Many of the most entertaining police interrogations do come from Canada, in part, I think, because in Canada you can’t end an interview simply by invoking your right to have counsel present during questioning. What they do in Canada is, before the interrogation starts, take put you on the phone with a free legal-advice hotline (this conversation is made in private without any police officers present) where you can talk to a lawyer about your case for as long as you want, but as soon as that conversation ends you get taken back into the interrogation room and the detective starts asking you questions. You don’t have to answer the detective’s questions or say anything at all, but in Canada you do have to sit in the room with the detective until he decides he’s finished peppering you with questions. So whereas most of the intelligent suspects in the US will ask for a lawyer immediately and leave us with no interrogation video to watch on YouTube, in Canada a suspect has no choice but to listen to the detective talk to them for hours, and it must be difficult to keep your mouth shut all that time. Separately, I also find the Canadian detectives are more professional than the American ones: less stupid, more affable, and better at asking probing questions, which usually makes for a better viewing experience.

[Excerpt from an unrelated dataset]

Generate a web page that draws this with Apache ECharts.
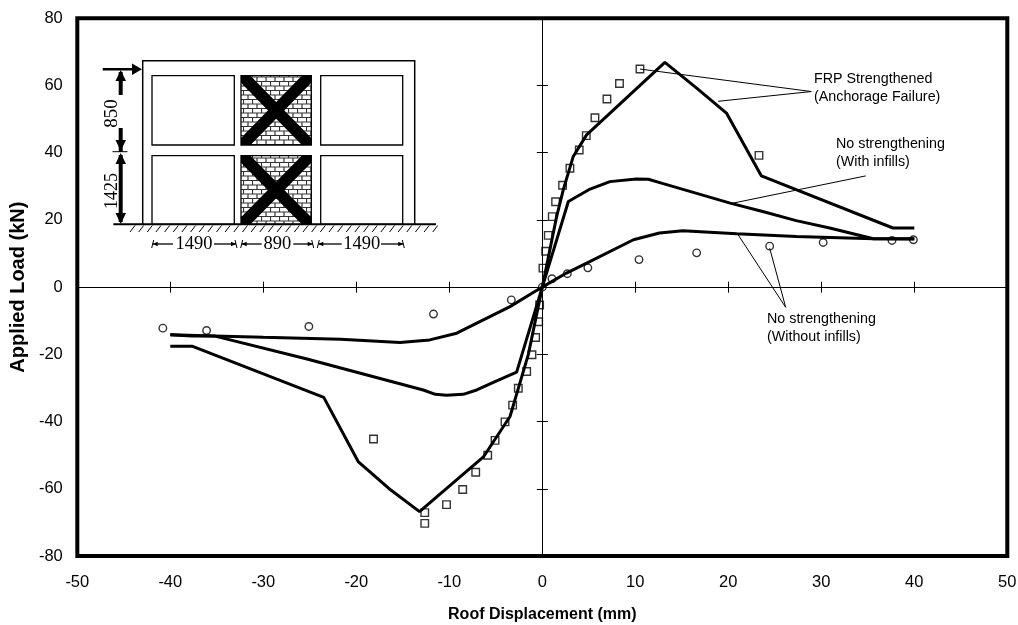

Daddy and I have watched these true crime series for years for the very reasons you state. We’ve found that it is usually the husband or boyfriend or wife or girlfriend that is responsible. But every once in awhile, it is someone else that is the perpetrator. And yes, agree that our detectives are not always the best and brightest around. Unfortunately, they get it wrong sometimes too. It’s definitely a very interesting sociology lesson.